Integrating these sensations to world view seems well beyond our current abilities to determine except by making huge self evident claims. I'm beginning to feel like 'Sutherland did in the fifties when computers were coming into the research arena.
I'm quite convinced that the wast majority of people, probably even the vast majority of scientists, will continue to use the non-reduced notion of mind as their main paradigm when it comes to living their interpersonal, professional and more generally their social lives. It's probably a question of survival if it came to that.
Philosophy is not defined by goals but by how it does what it does. Philosophers would have goals but I don't see why they should have the same. Unlike science, almost anyone can do philosophy and do it without paying any attention to what other people doing philosophy may be doing.

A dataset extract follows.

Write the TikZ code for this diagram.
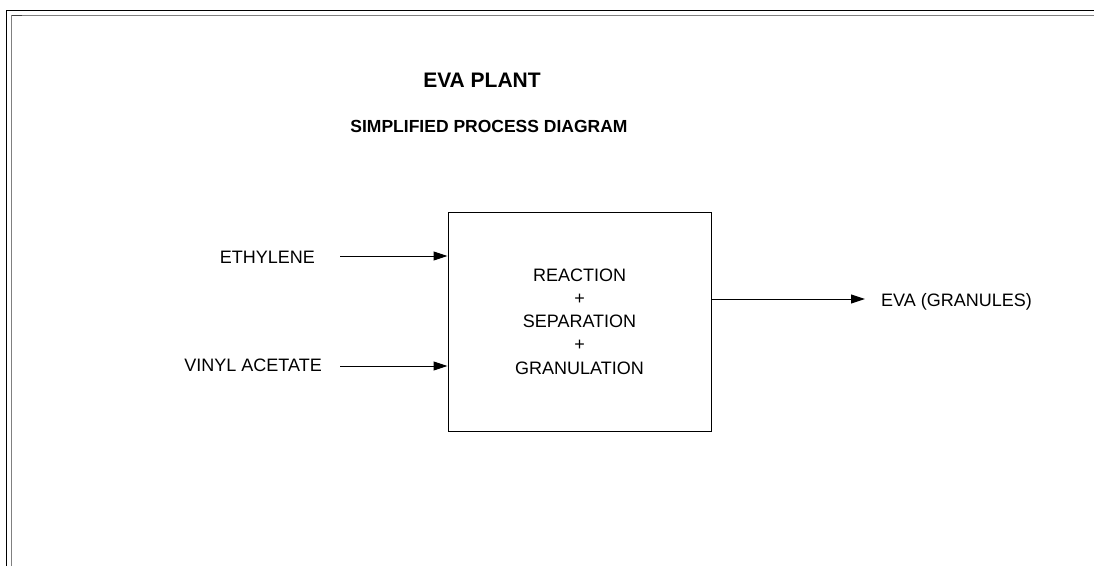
\documentclass[tikz,border=0pt]{standalone}
\usepackage{fontspec}
\setmainfont{Liberation Sans}
\usetikzlibrary{arrows.meta}
\begin{document}
\begin{tikzpicture}[x=1pt,y=-1pt,
  label/.style={inner sep=0pt,font=\fontsize{18}{23.25}\selectfont},
  flow/.style={line width=1pt,-{Triangle[length=14pt,width=9pt]}},
  procbox/.style={draw,line width=1pt,minimum width=263pt,minimum height=219pt,
    inner sep=0pt,align=center,font=\fontsize{18}{23.25}\selectfont}]
\useasboundingbox (0,0) rectangle (1094,566);
% sheet frame
\draw[line width=1.2pt] (6.5,566) -- (6.5,10.5) -- (1094,10.5);
\draw[line width=1.6pt,gray] (11.5,566) -- (11.5,15.5) -- (1094,15.5);
\draw[line width=1.6pt,black!75] (11.5,15.5) -- (22,15.5);
% titles
\node[inner sep=0pt,anchor=base,font=\fontsize{21}{25}\selectfont\bfseries] (title) at (482,87) {EVA PLANT};
\node[inner sep=0pt,anchor=base,font=\fontsize{17.5}{21}\selectfont\bfseries] (subtitle) at (489,132) {SIMPLIFIED PROCESS DIAGRAM};
% process block
\node[procbox] (proc) at (579.5,321.5) {REACTION\\+\\SEPARATION\\+\\GRANULATION};
% feeds
\node[label,anchor=base east] (eth) at (315,263) {ETHYLENE};
\node[label,anchor=base east] (vam) at (322,371) {VINYL ACETATE};
\coordinate (ethin) at (340,256);
\coordinate (vamin) at (340,366);
\draw[flow] (ethin) -- (proc.west |- ethin);
\draw[flow] (vamin) -- (proc.west |- vamin);
% product
\node[label,anchor=base west] (prod) at (881,306) {EVA (GRANULES)};
\coordinate (prodout) at (865,299);
\draw[flow] (proc.east |- prodout) -- (prodout);
\end{tikzpicture}
\end{document}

The fact of survival, if it is a fact, only makes it necessary that there should be some mechanism for individual organisms and individual species
to have adapted fast enough to their environment. But there is no fact of survival that would make us somehow come ever closer to anything. We will or we won't survive. That we have survived does not foretell whether we will. This is true of now and this will still be true in a million years, if evolution is at all a fact.
The idea that human science could improve for ever, while maybe true in the abstract, overlook the bare necessity that science requires resources and that ever better science may well require ever more resources, resources that may one day be in short supply in the context of the time. One such resource may indeed be intelligence. But, hey, if the mind is reduced, I guess it would mean that artificial intelligence would get cheaper than dirt. Such a shame I won't be around to see that.